In fact, his monastic compound has been called the Vivarium, a word that today refers to a container or place that contains small animals. In his day, it referred to the fish ponds he reputedly built along the river—a place where fish could be kept in a natural habitat.

“Here, then, I stood in full view of the spot which I had so often visioned in my mind's eye. Much of the land hereabout—probably an immense tract of hill and valley—was the old monk's patrimonial estate,” Gissing wrote. Because of my foolish, impulsive decision, I had to content myself with flashing by on the coastal train rather than ambling along the tracks toward the tunnel through the Mons Moscius as Gissing had done. I saw the tunnel coming up and quickly glanced through my compartment window down toward the water.

It was along the tracks, here at this point, where Gissing met a group of railway workers who climbed with him down the rocky shoreline to the sea. These men, though illiterate, all knew of Cassiodorus and showed Gissing a small cave along the shore that Gissing speculated once must have connected with the Squillace, then Pellena, River. Over the centuries, he surmised, the river, like the Coscile and the Crati Rivers to the north at Sybaris/Thurii/Copia, had changed course, wandering away from the cave and far away from where it was nearly fifteen hundred years earlier along the ancestral lands of Cassiodorus.

Gissing tried to pay the men for their help and information. “They refused with entire dignity—grave, courteous, firm.… With handshaking, we took kindly leave of each other. Such self-respect is the rarest thing in Italy south of Rome, but in Calabria I found it more than once.”

I thought, once again, about the many times I, too, had found such graciousness and self-respect. I remember the guide in Squillace just a few miles away from this spot. He, like the railroad workers one hundred years earlier, had smilingly and kindly rebuffed my offer of grateful remuneration. He had shaken my hand warmly, telling me how it pleased him that someone cared about this town. I remember the man who came out of his house with the huge iron key to let us into the abandoned church, happy to divert his attention, for no monetary reward, for a group of strangers. I remember my guide at Sybaris/Thurii/Copia who spent a morning trudging with me through the water-soaked ruins, explaining with enthusiasm how the ancient cities were unfolding before her and her colleagues' eyes.

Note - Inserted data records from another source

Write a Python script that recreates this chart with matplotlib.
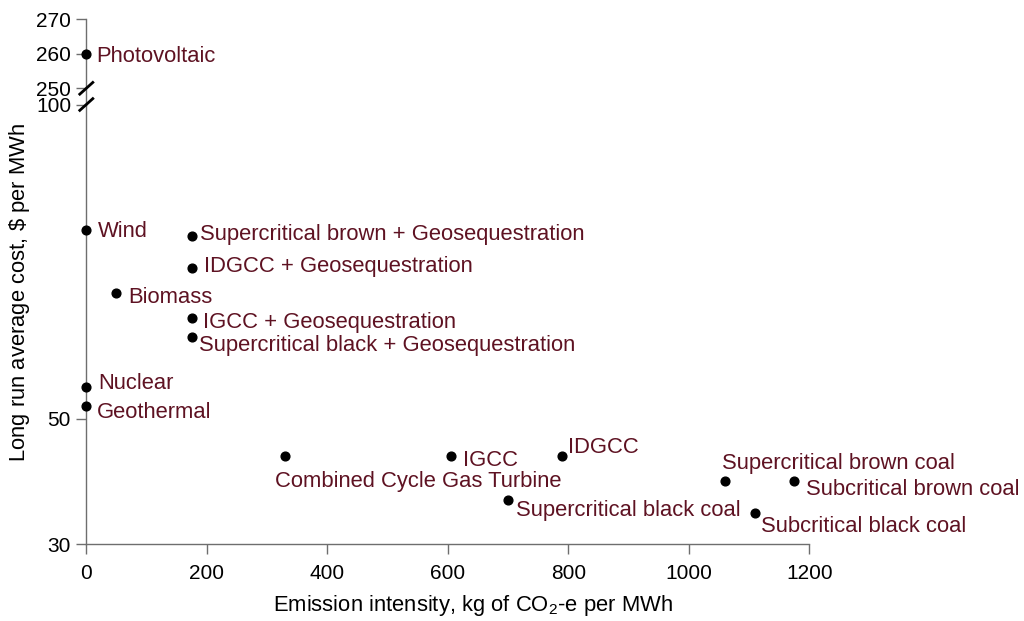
import matplotlib
matplotlib.use('Agg')
import matplotlib.pyplot as plt
from matplotlib.lines import Line2D
import matplotlib.transforms as mtransforms

plt.rcParams['font.family'] = ['Liberation Sans', 'DejaVu Sans']
plt.rcParams['mathtext.fontset'] = 'custom'
plt.rcParams['mathtext.rm'] = 'Liberation Sans'
plt.rcParams['mathtext.it'] = 'Liberation Sans:italic'
plt.rcParams['mathtext.bf'] = 'Liberation Sans:bold'

# ---------------- data ----------------
technologies = [
    "Photovoltaic", "Wind", "Supercritical brown + Geosequestration",
    "IDGCC + Geosequestration", "Biomass", "IGCC + Geosequestration",
    "Supercritical black + Geosequestration", "Nuclear", "Geothermal",
    "Combined Cycle Gas Turbine", "IGCC", "IDGCC", "Supercritical black coal",
    "Supercritical brown coal", "Subcritical brown coal", "Subcritical black coal",
]
emission_intensity = [0, 0, 175, 175, 50, 175, 175, 0, 0,
                      330, 605, 790, 700, 1060, 1175, 1110]
cost = [260, 80, 79, 74, 70, 66, 63, 55, 52,
        44, 44, 44, 37, 40, 40, 35]

x_ticks = [0, 200, 400, 600, 800, 1000, 1200]
y_ticks_low = [30, 50, 100]
y_ticks_high = [250, 260, 270]
low_range = (30, 100)
high_range = (250, 270)

x_label = "Emission intensity, kg of CO$_2$-e per MWh"
y_label = "Long run average cost, $\\$$ per MWh"

# label offsets in pixels (dx, dy of text visual centre relative to marker, up positive)
label_offsets_px = {
    "Photovoltaic": (10, 0),
    "Wind": (12, 1),
    "Supercritical brown + Geosequestration": (8, 4),
    "IDGCC + Geosequestration": (12.6, 4),
    "Biomass": (11.6, -2.4),
    "IGCC + Geosequestration": (11, -2),
    "Supercritical black + Geosequestration": (7, -6.7),
    "Nuclear": (12, 6),
    "Geothermal": (10.7, -4.4),
    "Combined Cycle Gas Turbine": (-10.3, -22.7),
    "IGCC": (11.7, -2),
    "IDGCC": (6, 11),
    "Supercritical black coal": (7.7, -8),
    "Supercritical brown coal": (-3.3, 20),
    "Subcritical brown coal": (11.7, -5.3),
    "Subcritical black coal": (6, -11.7),
}

# ---------------- styling ----------------
W, H = 1024, 621
DPI = 100
TEXT_COLOR = '#5E1222'
AXIS_COLOR = '#6E6E6E'
PX2PT = 72.0 / DPI
LABEL_FS = 15.8
TICK_FS = 15.0

fig = plt.figure(figsize=(W / DPI, H / DPI), dpi=DPI)
fig.patch.set_facecolor('white')

ax_left_px, ax_right_px = 86.3, 809.3
low_top_px, low_bot_px = 104.5, 544.3
high_top_px, high_bot_px = 19.3, 88.3

def rect(l, r, t, b):
    return [l / W, 1 - b / H, (r - l) / W, (b - t) / H]

ax_low = fig.add_axes(rect(ax_left_px, ax_right_px, low_top_px, low_bot_px))
ax_high = fig.add_axes(rect(ax_left_px, ax_right_px, high_top_px, high_bot_px))

for ax in (ax_low, ax_high):
    ax.set_xlim(0, 1200)
    ax.patch.set_alpha(0)
    for s in ('top', 'right'):
        ax.spines[s].set_visible(False)
    for s in ('left', 'bottom'):
        ax.spines[s].set_color(AXIS_COLOR)
        ax.spines[s].set_linewidth(1.0)
    ax.tick_params(axis='both', colors=AXIS_COLOR, labelcolor='black',
                   labelsize=TICK_FS, direction='out', length=7, width=1.0)
    ax.tick_params(axis='y', pad=4)
    ax.tick_params(axis='x', pad=7)

ax_low.set_ylim(*low_range)
ax_low.set_yticks(y_ticks_low)
ax_low.set_xticks(x_ticks)

ax_high.set_ylim(*high_range)
ax_high.set_yticks(y_ticks_high)
ax_high.spines['bottom'].set_visible(False)
ax_high.set_xticks([])

# connecting spine segment between the two axes and break marks
x_frac = ax_left_px / W
fig.add_artist(Line2D([x_frac, x_frac], [1 - high_bot_px / H, 1 - low_top_px / H],
                      color=AXIS_COLOR, lw=1.0, transform=fig.transFigure))
inv = fig.transFigure.inverted()
d = 6.5 / DPI
for ax, ypos in ((ax_high, 0.0), (ax_low, 1.0)):
    t1 = ax.transAxes + mtransforms.ScaledTranslation(-d, -d * 0.9, fig.dpi_scale_trans)
    t2 = ax.transAxes + mtransforms.ScaledTranslation(d, d * 0.9, fig.dpi_scale_trans)
    q1 = inv.transform(t1.transform((0, ypos)))
    q2 = inv.transform(t2.transform((0, ypos)))
    fig.add_artist(Line2D([q1[0], q2[0]], [q1[1], q2[1]], color='black',
                          lw=2.0, transform=fig.transFigure, clip_on=False))

# ---------------- points and labels ----------------
for name, xv, yv in zip(technologies, emission_intensity, cost):
    ax = ax_high if yv >= high_range[0] else ax_low
    ax.plot([xv], [yv], 'o', color='black', markersize=6.3, clip_on=False, zorder=5)
    dx, dy = label_offsets_px[name]
    ax.annotate(name, xy=(xv, yv), xytext=(dx * PX2PT, (dy - 7.8) * PX2PT),
                textcoords='offset points', ha='left', va='baseline',
                fontsize=LABEL_FS, color=TEXT_COLOR, annotation_clip=False)

# ---------------- axis labels ----------------
fig.text(472.5 / W, 1 - 610.7 / H, x_label, ha='center', va='baseline',
         fontsize=LABEL_FS, color='black')
fig.text(20 / W, 1 - 292 / H, y_label, ha='center', va='center', rotation=90,
         fontsize=LABEL_FS, color='black')

fig.savefig('out.png', dpi=DPI, facecolor='white')
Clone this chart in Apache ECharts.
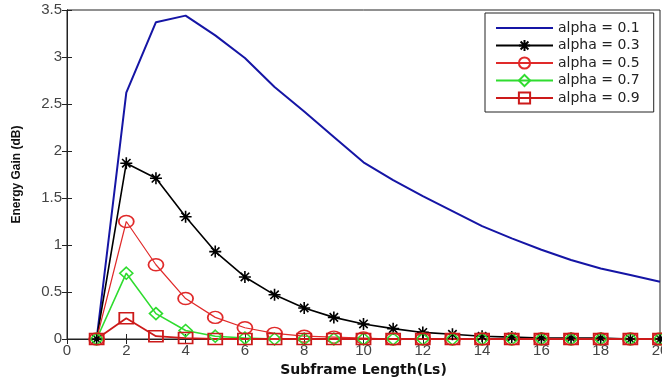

I remember the fisherman along Taranto's Little Sea who calmed his pack of guard dogs and talked to me for half an hour about catching crabs and shrimp, the cab driver who pointed out my dropped one-hundred-thousand-lira note, the young Pugliese bus driver telling me about wild dogs and life in the South.

I reflected on all this, alone again in my train compartment, as I zipped through the tunnel that took me out of the Apennines and along the coast of the Aspromonte, the last great spur of mountain massif that rises, in a series of terraces, above the Ionian Sea. For someone who spoke little Italian and had spent three weeks talking with people who spoke little English, I had learned a great deal about graciousness and pride.